Cerro Chaltén: First winter Solo, by Supercanaleta, and Alpine-Style Solo of Goretta Pillar
Argentina, Southern Patagonia, Chaltén Massif
On August 29, 2022, I arrived in El Chaltén with one objective: a winter solo ascent of Cerro Chaltén (Fitz Roy) via the Supercanaleta, a goal since my first wintertime visit to the Chaltén Massif in 2013. I returned in 2019, but never managed an attempt during that trip. I had only three weeks remaining in calendar austral winter, and I was missing most of my best winter mountaineering gear, having made a last-minute decision to come during a frustrating summer trip to the Canadian Rockies. Nonetheless, I felt psychologically ready to put in my best effort.

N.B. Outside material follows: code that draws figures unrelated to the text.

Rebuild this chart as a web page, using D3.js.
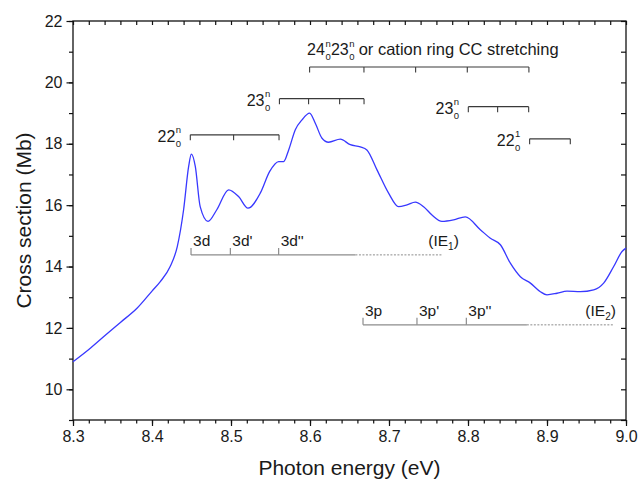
<!DOCTYPE html>
<html>
<head>
<meta charset="utf-8">
<script src="https://cdn.jsdelivr.net/npm/d3@7"></script>
<style>
  body { margin: 0; background: #fff; }
  svg { display: block; }
  text { font-family: "Liberation Sans", Arial, sans-serif; fill: #1a1a1a; }
</style>
</head>
<body>
<div id="chart"></div>
<script>
// photoabsorption cross section
const energy = [
  8.300, 8.320, 8.339, 8.360, 8.381, 8.400, 8.4105, 8.423, 8.432, 8.440,
  8.4464, 8.4498, 8.4548, 8.461, 8.4709, 8.482, 8.497, 8.5096, 8.5215, 8.537,
  8.549, 8.5603, 8.5666, 8.573, 8.5814, 8.5899, 8.5995, 8.6067, 8.6152, 8.6235,
  8.6384, 8.651, 8.6637, 8.672, 8.6848, 8.6995, 8.7121, 8.7228, 8.7333, 8.7438,
  8.7544, 8.7671, 8.7818, 8.7966, 8.8156, 8.8283, 8.841, 8.8536, 8.8663, 8.879,
  8.8916, 8.900, 8.9127, 8.9253, 8.9422, 8.9591, 8.9717, 8.9844, 8.995, 9.000
];
const crossSection = [
  10.90, 11.30, 11.72, 12.18, 12.64, 13.20, 13.51, 14.00, 14.65, 15.85,
  17.26, 17.66, 17.26, 15.95, 15.47, 15.85, 16.50, 16.28, 15.90, 16.39,
  17.10, 17.42, 17.42, 17.80, 18.46, 18.78, 19.00, 18.67, 18.18, 18.05,
  18.15, 17.97, 17.90, 17.80, 17.15, 16.39, 15.95, 16.01, 16.10, 15.95,
  15.68, 15.47, 15.52, 15.62, 15.20, 14.92, 14.71, 14.11, 13.67, 13.46,
  13.18, 13.08, 13.13, 13.20, 13.18, 13.24, 13.46, 14.00, 14.49, 14.60
];

const xTicks = [8.3, 8.4, 8.5, 8.6, 8.7, 8.8, 8.9, 9.0];
const yTicks = [10, 12, 14, 16, 18, 20, 22];

// vibrational progressions (comb energies in eV, comb level in Mb)
const combs = [
  { main: "22", sub: "0", sup: "n", at: [8.4485, 8.5033, 8.5608], level: 18.29 },
  { main: "23", sub: "0", sup: "n", at: [8.5613, 8.5982, 8.6375, 8.6684], level: 19.47 },
  { main: "23", sub: "0", sup: "n", at: [8.8004, 8.8375, 8.8768], level: 19.21 },
  { main: "22", sub: "0", sup: "1", at: [8.878, 8.9295], level: 18.16 }
];
const ringComb = [8.5995, 8.6683, 8.7337, 8.7991, 8.8771];
const ringLevel = 20.50;

// Rydberg series: members, solid end, dashed end (limit), label position
const rydberg = [
  { labels: ["3d", "3d'", "3d''"], at: [8.4494, 8.4992, 8.5603], solidEnd: 8.6575,
    limitEnd: 8.767, limit: "1", limitLabelAt: 8.7497, level: 14.38 },
  { labels: ["3p", "3p'", "3p''"], at: [8.6671, 8.7354, 8.7979], solidEnd: 8.8745,
    limitEnd: 8.984, limit: "2", limitLabelAt: 8.9485, level: 12.1 }
];

const width = 638, height = 481;
const margin = { top: 21, right: 12, bottom: 61, left: 73 };

const svg = d3.select("#chart").append("svg")
  .attr("width", width)
  .attr("height", height);

const x = d3.scaleLinear().domain([8.3, 9.0]).range([margin.left, width - margin.right]);
const y = d3.scaleLinear().domain([9, 22]).range([height - margin.bottom, margin.top]);

const xMinor = d3.range(8.3, 9.0001, 0.02).map(d => +d.toFixed(2));
const yMinor = d3.range(9, 22.001, 1);

function styleAxis(g) {
  g.select(".domain").remove();
  g.selectAll("line").attr("stroke", "#111").attr("stroke-width", 1.2);
  g.selectAll("text").attr("fill", "#1a1a1a").style("font-size", "16px")
    .style("font-family", '"Liberation Sans", Arial, sans-serif');
}

// bottom
svg.append("g").attr("transform", `translate(0,${y(9)})`)
  .call(d3.axisBottom(x).tickValues(xMinor).tickSize(3.5).tickFormat(""))
  .call(styleAxis);
svg.append("g").attr("transform", `translate(0,${y(9)})`)
  .call(d3.axisBottom(x).tickValues(xTicks).tickSize(6).tickPadding(5).tickFormat(d3.format(".1f")))
  .call(styleAxis);
// left
svg.append("g").attr("transform", `translate(${x(8.3)},0)`)
  .call(d3.axisLeft(y).tickValues(yMinor).tickSize(4).tickFormat(""))
  .call(styleAxis);
svg.append("g").attr("transform", `translate(${x(8.3)},0)`)
  .call(d3.axisLeft(y).tickValues(yTicks).tickSize(6.5).tickPadding(4).tickFormat(d3.format("d")))
  .call(styleAxis);
// top (ticks inward)
svg.append("g").attr("transform", `translate(0,${y(22)})`)
  .call(d3.axisTop(x).tickValues(xMinor).tickSize(-4).tickFormat(""))
  .call(styleAxis);
// right (ticks inward)
svg.append("g").attr("transform", `translate(${x(9.0)},0)`)
  .call(d3.axisRight(y).tickValues(yMinor).tickSize(-5).tickFormat(""))
  .call(styleAxis);

svg.append("rect")
  .attr("x", x(8.3)).attr("y", y(22))
  .attr("width", x(9.0) - x(8.3)).attr("height", y(9) - y(22))
  .attr("fill", "none").attr("stroke", "#111").attr("stroke-width", 1.3);

// axis titles
svg.append("text")
  .attr("transform", `translate(31,${(y(22) + y(9)) / 2}) rotate(-90)`)
  .attr("text-anchor", "middle")
  .style("font-size", "21px")
  .text("Cross section (Mb)");
svg.append("text")
  .attr("x", (x(8.3) + x(9.0)) / 2).attr("y", 475)
  .attr("text-anchor", "middle")
  .style("font-size", "21px")
  .text("Photon energy (eV)");

// curve
const line = d3.line()
  .x((d, i) => x(energy[i]))
  .y(d => y(d))
  .curve(d3.curveMonotoneX);

svg.append("path")
  .datum(crossSection)
  .attr("d", line)
  .attr("fill", "none")
  .attr("stroke", "#3838ff")
  .attr("stroke-width", 1.3);

// Rydberg series markers
const ryd = svg.append("g");
rydberg.forEach(s => {
  const ly = y(s.level);
  ryd.append("line")
    .attr("x1", x(s.at[0])).attr("x2", x(s.solidEnd))
    .attr("y1", ly).attr("y2", ly)
    .attr("stroke", "#8c8c8c").attr("stroke-width", 1.2);
  ryd.append("line")
    .attr("x1", x(s.solidEnd)).attr("x2", x(s.limitEnd))
    .attr("y1", ly).attr("y2", ly)
    .attr("stroke", "#8c8c8c").attr("stroke-width", 1)
    .attr("stroke-dasharray", "2,1.5");
  s.at.forEach((e, i) => {
    ryd.append("line")
      .attr("x1", x(e)).attr("x2", x(e))
      .attr("y1", ly).attr("y2", ly - 7)
      .attr("stroke", "#8c8c8c").attr("stroke-width", 1.2);
    ryd.append("text")
      .attr("x", x(e) + 2).attr("y", ly - 9)
      .style("font-size", "15.5px")
      .text(s.labels[i]);
  });
  const t = ryd.append("text")
    .attr("x", x(s.limitLabelAt)).attr("y", ly - 9)
    .style("font-size", "15.5px");
  t.append("tspan").text("(IE");
  t.append("tspan").attr("dy", 4).style("font-size", "10px").text(s.limit);
  t.append("tspan").attr("dy", -4).text(")");
});

// progression combs
const combG = svg.append("g");

function drawComb(at, level) {
  const ly = y(level);
  combG.append("line")
    .attr("x1", x(at[0])).attr("x2", x(at[at.length - 1]))
    .attr("y1", ly).attr("y2", ly)
    .attr("stroke", "#3a3a3a").attr("stroke-width", 1.1);
  at.forEach(e => {
    combG.append("line")
      .attr("x1", x(e)).attr("x2", x(e))
      .attr("y1", ly).attr("y2", ly + 5.5)
      .attr("stroke", "#3a3a3a").attr("stroke-width", 1.1);
  });
}

// "main" with stacked subscript / superscript starting at px
function stacked(g, px, py, main, sub, sup, size) {
  const m = g.append("text").attr("x", px).attr("y", py)
    .style("font-size", size + "px").text(main);
  const w = m.node().getComputedTextLength();
  g.append("text").attr("x", px + w + 0.5).attr("y", py + 5)
    .style("font-size", "9.5px").text(sub);
  g.append("text").attr("x", px + w + 0.5).attr("y", py - 8.5)
    .style("font-size", "9.5px").text(sup);
  return w + 6;
}

combs.forEach(c => {
  drawComb(c.at, c.level);
  const ly = y(c.level);
  // label sits left of the comb
  const probe = combG.append("text").style("font-size", "16px").text(c.main);
  const w = probe.node().getComputedTextLength();
  probe.remove();
  stacked(combG, x(c.at[0]) - 9 - 6 - w, ly + 7, c.main, c.sub, c.sup, 16);
});

drawComb(ringComb, ringLevel);
{
  const ly = y(ringLevel) - 12;
  let px = x(ringComb[0]) - 2.5;
  px += stacked(combG, px, ly, "24", "0", "n", 16);
  px += stacked(combG, px, ly, "23", "0", "n", 16);
  combG.append("text").attr("x", px + 4).attr("y", ly)
    .style("font-size", "16.5px")
    .text("or cation ring CC stretching");
}
</script>
</body>
</html>
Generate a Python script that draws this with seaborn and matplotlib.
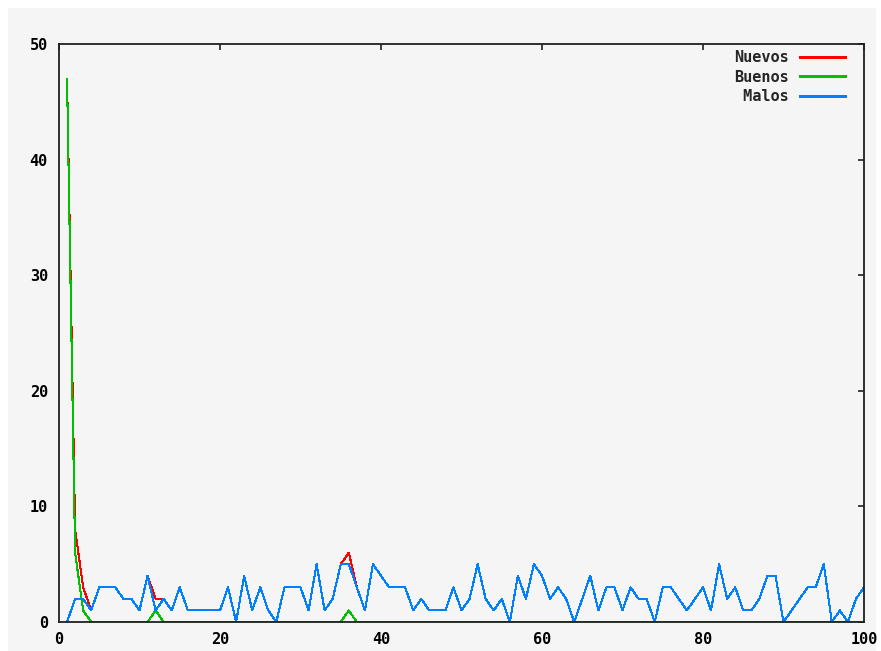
import matplotlib
matplotlib.use("Agg")
import matplotlib.pyplot as plt
import seaborn as sns
import pandas as pd
from matplotlib.patches import Rectangle

# ---- data ----
dias = list(range(1, 101))
malos = [0, 2, 2, 1, 3, 3, 3, 2, 2, 1,
         4, 1, 2, 1, 3, 1, 1, 1, 1, 1,
         3, 0, 4, 1, 3, 1, 0, 3, 3, 3,
         1, 5, 1, 2, 5, 5, 3, 1, 5, 4,
         3, 3, 3, 1, 2, 1, 1, 1, 3, 1,
         2, 5, 2, 1, 2, 0, 4, 2, 5, 4,
         2, 3, 2, 0, 2, 4, 1, 3, 3, 1,
         3, 2, 2, 0, 3, 3, 2, 1, 2, 3,
         1, 5, 2, 3, 1, 1, 2, 4, 4, 0,
         1, 2, 3, 3, 5, 0, 1, 0, 2, 3]
buenos = [47, 6, 1, 0, 0, 0, 0, 0, 0, 0,
          0, 1, 0, 0, 0, 0, 0, 0, 0, 0,
          0, 0, 0, 0, 0, 0, 0, 0, 0, 0,
          0, 0, 0, 0, 0, 1, 0, 0, 0, 0,
          0, 0, 0, 0, 0, 0, 0, 0, 0, 0,
          0, 0, 0, 0, 0, 0, 0, 0, 0, 0,
          0, 0, 0, 0, 0, 0, 0, 0, 0, 0,
          0, 0, 0, 0, 0, 0, 0, 0, 0, 0,
          0, 0, 0, 0, 0, 0, 0, 0, 0, 0,
          0, 0, 0, 0, 0, 0, 0, 0, 0, 0]
nuevos = [47, 8, 3, 1, 3, 3, 3, 2, 2, 1,
          4, 2, 2, 1, 3, 1, 1, 1, 1, 1,
          3, 0, 4, 1, 3, 1, 0, 3, 3, 3,
          1, 5, 1, 2, 5, 6, 3, 1, 5, 4,
          3, 3, 3, 1, 2, 1, 1, 1, 3, 1,
          2, 5, 2, 1, 2, 0, 4, 2, 5, 4,
          2, 3, 2, 0, 2, 4, 1, 3, 3, 1,
          3, 2, 2, 0, 3, 3, 2, 1, 2, 3,
          1, 5, 2, 3, 1, 1, 2, 4, 4, 0,
          1, 2, 3, 3, 5, 0, 1, 0, 2, 3]
series_names = ["Nuevos", "Buenos", "Malos"]
series_colors = ["#ff0000", "#00c000", "#0080ff"]
x_ticks = [0, 20, 40, 60, 80, 100]
y_ticks = [0, 10, 20, 30, 40, 50]

df = pd.concat([
    pd.DataFrame({"x": dias, "y": vals, "serie": name})
    for name, vals in zip(series_names, [nuevos, buenos, malos])
], ignore_index=True)

# ---- style ----
sns.set_theme(style="white")
plt.rcParams["font.family"] = ["DejaVu Sans Mono", "DejaVu Sans"]
plt.rcParams["font.weight"] = "bold"

FS = 11
LW = 0.75
W, H = 881, 651
fig = plt.figure(figsize=(W / 100, H / 100), dpi=100, facecolor="white")
bg = "#f5f5f5"
fig.patches.append(Rectangle((8 / W, 0), (876 - 8) / W, (H - 8) / H,
                             transform=fig.transFigure, facecolor=bg,
                             edgecolor="none", zorder=-10))

ax = fig.add_axes([59 / W, 1 - 622 / H, (864 - 59) / W, (622 - 44) / H])
ax.set_facecolor(bg)

sns.lineplot(data=df, x="x", y="y", hue="serie", hue_order=series_names,
             palette=series_colors, ax=ax, linewidth=LW, legend=True,
             estimator=None, sort=False)
for ln in ax.get_lines():
    ln.set_antialiased(False)

ax.set_xlim(0, 100)
ax.set_ylim(0, 50)
ax.set_xticks(x_ticks)
ax.set_yticks(y_ticks)
ax.set_xlabel("")
ax.set_ylabel("")
ax.tick_params(axis="both", direction="in", length=4.5, width=1.2,
               color="#202020", top=True, right=True, labelsize=FS,
               labelcolor="black")
ax.tick_params(axis="y", pad=8)
ax.tick_params(axis="x", pad=7)
for lab in ax.get_xticklabels() + ax.get_yticklabels():
    lab.set_fontweight("bold")
for sp in ax.spines.values():
    sp.set_visible(True)
    sp.set_color("#202020")
    sp.set_linewidth(1.3)

handles, labels = ax.get_legend_handles_labels()
width = max(len(l) for l in labels)
labels = [l.rjust(width) for l in labels]
leg = ax.legend(handles, labels, loc="upper right",
                bbox_to_anchor=((846 - 59) / 805, (622 - 50) / 578),
                frameon=False, markerfirst=False, borderpad=0,
                borderaxespad=0, handlelength=3.1, handletextpad=0.65,
                labelspacing=0.3, prop={"family": "DejaVu Sans Mono",
                                        "weight": "bold", "size": FS})
for ln in leg.get_lines():
    ln.set_linewidth(LW)
    ln.set_antialiased(False)

fig.savefig("out.png", dpi=100, facecolor=fig.get_facecolor())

On August 31 and September 3, I made day trips to carry gear and got a fair amount of equipment cached at the base of the Supercanaleta, with most of the rest at the Piedra Negra bivouac site. On September 6, I hiked to the base of the route, hoping to make an attempt the following day, but very deep trail-breaking made the approach slow and exhausting. I arrived at the base of the route at 8 p.m., very tired. On September 7, I hung out in my tent, hoping to make an attempt the following day, but a weather forecast update by Inreach was not promising so I hiked out.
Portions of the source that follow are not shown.